• DATA PROVIDED:
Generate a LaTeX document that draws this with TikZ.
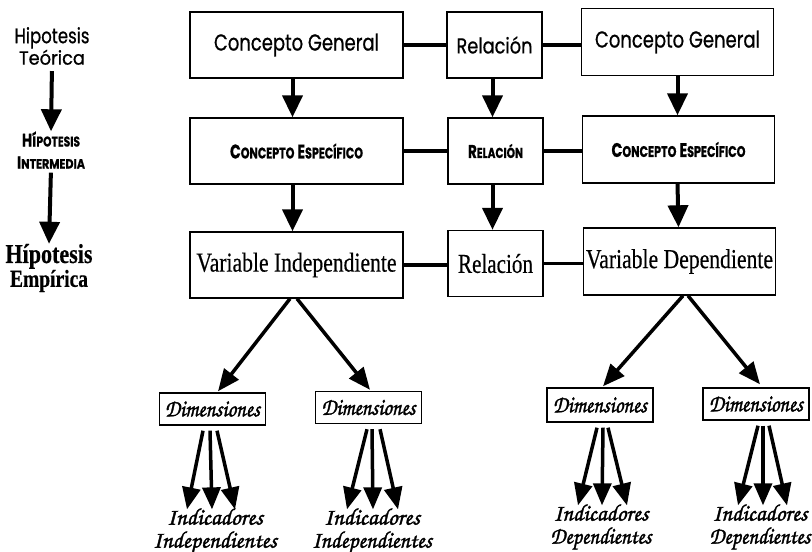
\documentclass[tikz,border=0pt]{standalone}
\usepackage{fontspec}
\usepackage{graphicx}
\setmainfont{Liberation Serif}
\newfontfamily\ser{Liberation Serif}[FakeBold=0.5]
\newfontfamily\geo{Poppins}[FakeBold=0.8]
\newfontfamily\scr{TeX Gyre Chorus}[FakeBold=1.6]
\usetikzlibrary{arrows.meta,calc}

% scale a label to a given width
\newcommand\fitw[2]{\resizebox{#1}{!}{#2}}
% scale a label to a given width and height
\newcommand\fitwh[3]{\resizebox{#1}{#2}{#3}}
% hand-made small capitals
\newcommand\fsc[2]{#1\scalebox{0.78}{#2}}

\begin{document}
\begin{tikzpicture}[x=1pt,y=-1pt,
  box/.style={draw, line width=1.4pt, inner sep=0pt},
  wide/.style={box, minimum width=213pt, minimum height=66pt},
  side/.style={box, minimum width=192pt, minimum height=67pt},
  rel/.style={box, minimum width=95pt, minimum height=66pt},
  dimbox/.style={box, minimum width=106pt, minimum height=32pt},
  lbl/.style={inner sep=0pt, align=center},
  link/.style={line width=3.5pt},
  arr/.style={line width=4pt, -{Triangle[width=20pt,length=22pt]}},
  darr/.style={line width=3.5pt, -{Triangle[width=18pt,length=22pt]}}]

\useasboundingbox (0,0) rectangle (812,552);

% left column: levels of the hypothesis
\node[lbl, font=\geo\fontsize{14}{20}\selectfont] (ht) at (52,46)
  {\fitwh{75pt}{16pt}{Hipotesis}\\\fitwh{66pt}{15pt}{Teórica}};
\node[lbl, font=\geo\bfseries\fontsize{12}{22}\selectfont] (hi) at (51,150)
  {\fitwh{58pt}{15pt}{H\fsc{í}{POTESIS}}\\\fitwh{68pt}{12pt}{\fsc{I}{NTERMEDIA}}};
\node[lbl, font=\ser\bfseries\fontsize{16}{20}\selectfont] (he) at (49,268)
  {\fitwh{87pt}{19pt}{Hípotesis}\\\fitwh{78pt}{17pt}{Empírica}};
\draw[arr, shorten <=6pt] (ht.south) -- (hi.north);
\draw[arr, shorten <=4pt] (hi.south) -- (he.north);

% first row
\node[wide] (cg1) at (296.5,45) {\geo\fitwh{165pt}{17pt}{Concepto General}};
\node[rel]  (r1)  at (494.5,45) {\geo\fitwh{76pt}{17pt}{Relación}};
\node[side] (cg2) at (677.5,42) {\geo\fitwh{165pt}{17pt}{Concepto General}};

% second row
\node[wide] (ce1) at (296.5,151) {\geo\bfseries\fitwh{133pt}{15pt}{\fsc{C}{ONCEPTO} \fsc{E}{SPECÍFICO}}};
\node[rel]  (r2)  at (495.5,151) {\geo\bfseries\fitwh{55pt}{14pt}{\fsc{R}{ELACIÓN}}};
\node[side] (ce2) at (678.5,149.5) {\geo\bfseries\fitwh{134pt}{15pt}{\fsc{C}{ONCEPTO} \fsc{E}{SPECÍFICO}}};

% third row
\node[wide] (vi) at (296.5,265) {\ser\fitwh{200pt}{19pt}{Variable Independiente}};
\node[rel]  (r3) at (495.5,263.5) {\ser\fitwh{75pt}{19pt}{Relación}};
\node[side] (vd) at (679.5,261.5) {\ser\fitwh{187pt}{19pt}{Variable Dependiente}};

% horizontal links
\draw[link] (cg1.east) -- (cg1.east -| r1.west);
\draw[link] (r1.east) -- (r1.east -| cg2.west);
\draw[link] (ce1.east) -- (ce1.east -| r2.west);
\draw[link] (r2.east) -- (r2.east -| ce2.west);
\draw[link] (vi.east) -- (vi.east -| r3.west);
\draw[link] (r3.east) -- (r3.east -| vd.west);

% vertical arrows
\draw[arr] ($(cg1.south)+(-4,0)$) -- ($(ce1.north)+(-4,0)$);
\draw[arr] ($(r1.south)+(-2,0)$) -- ($(r2.north)+(-3,0)$);
\draw[arr] (cg2.south) -- (cg2.south |- ce2.north);
\draw[arr] ($(ce1.south)+(-4,0)$) -- ($(vi.north)+(-4,0)$);
\draw[arr] ($(r2.south)+(-3,0)$) -- ($(r3.north)+(-3,0)$);
\draw[arr] ($(ce2.south)+(-1,0)$) -- ($(vd.north)+(-1,0)$);

% dimensions
\node[dimbox] (dim1) at (212.5,409) {\scr\fitwh{95pt}{15pt}{Dimensiones}};
\node[dimbox] (dim2) at (368.5,407.5) {\scr\fitwh{94pt}{15pt}{Dimensiones}};
\node[dimbox, minimum height=34pt] (dim3) at (600,405) {\scr\fitwh{94pt}{15pt}{Dimensiones}};
\node[dimbox] (dim4) at (756,404) {\scr\fitwh{94pt}{15pt}{Dimensiones}};

\draw[darr] ($(vi.south)+(-6.5,0)$) -- ($(dim1.north)+(5.5,-1)$);
\draw[darr] ($(vi.south)+(0.5,0)$) -- ($(dim2.north)+(1.5,-1)$);
\draw[darr] ($(vd.south)+(3.5,0)$) -- ($(dim3.north)+(3,-1)$);
\draw[darr] ($(vd.south)+(8.5,0)$) -- ($(dim4.north)+(4,-3)$);

% indicators
\node[lbl, font=\scr\fontsize{14}{23}\selectfont] (ind1) at (215,531)
  {\fitwh{96pt}{16pt}{Indicadores}\\\fitwh{124pt}{16pt}{Independientes}};
\node[lbl, font=\scr\fontsize{14}{23}\selectfont] (ind2) at (372,531)
  {\fitwh{96pt}{16pt}{Indicadores}\\\fitwh{120pt}{16pt}{Independientes}};
\node[lbl, font=\scr\fontsize{14}{23}\selectfont] (ind3) at (601,527)
  {\fitwh{95pt}{16pt}{Indicadores}\\\fitwh{101pt}{16pt}{Dependientes}};
\node[lbl, font=\scr\fontsize{14}{23}\selectfont] (ind4) at (760,527)
  {\fitwh{95pt}{16pt}{Indicadores}\\\fitwh{101pt}{16pt}{Dependientes}};

\foreach \d/\i/\s/\t in {dim1/ind1/-9.5/-28, dim1/ind1/-2.5/-3, dim1/ind1/4.5/20,
                         dim2/ind2/-1.5/-25, dim2/ind2/3.5/1, dim2/ind2/11.5/26,
                         dim3/ind3/-3/-23, dim3/ind3/3/1, dim3/ind3/8/26,
                         dim4/ind4/2/-22, dim4/ind4/7/3, dim4/ind4/13/27}
  \draw[darr] ($(\d.south)+(\s,5)$) -- ($(\i.north)+(\t,1)$);

\end{tikzpicture}
\end{document}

• WHAT NEEDS TO BE DONE: From the first line above through the line containing "(0,0) rectangle (812,552);", copy everything exactly, without the pictures.

• ANSWER BELOW:
Generate a LaTeX document that draws this with TikZ.
\documentclass[tikz,border=0pt]{standalone}
\usepackage{fontspec}
\usepackage{graphicx}
\setmainfont{Liberation Serif}
\newfontfamily\ser{Liberation Serif}[FakeBold=0.5]
\newfontfamily\geo{Poppins}[FakeBold=0.8]
\newfontfamily\scr{TeX Gyre Chorus}[FakeBold=1.6]
\usetikzlibrary{arrows.meta,calc}

% scale a label to a given width
\newcommand\fitw[2]{\resizebox{#1}{!}{#2}}
% scale a label to a given width and height
\newcommand\fitwh[3]{\resizebox{#1}{#2}{#3}}
% hand-made small capitals
\newcommand\fsc[2]{#1\scalebox{0.78}{#2}}

\begin{document}
\begin{tikzpicture}[x=1pt,y=-1pt,
  box/.style={draw, line width=1.4pt, inner sep=0pt},
  wide/.style={box, minimum width=213pt, minimum height=66pt},
  side/.style={box, minimum width=192pt, minimum height=67pt},
  rel/.style={box, minimum width=95pt, minimum height=66pt},
  dimbox/.style={box, minimum width=106pt, minimum height=32pt},
  lbl/.style={inner sep=0pt, align=center},
  link/.style={line width=3.5pt},
  arr/.style={line width=4pt, -{Triangle[width=20pt,length=22pt]}},
  darr/.style={line width=3.5pt, -{Triangle[width=18pt,length=22pt]}}]

\useasboundingbox (0,0) rectangle (812,552);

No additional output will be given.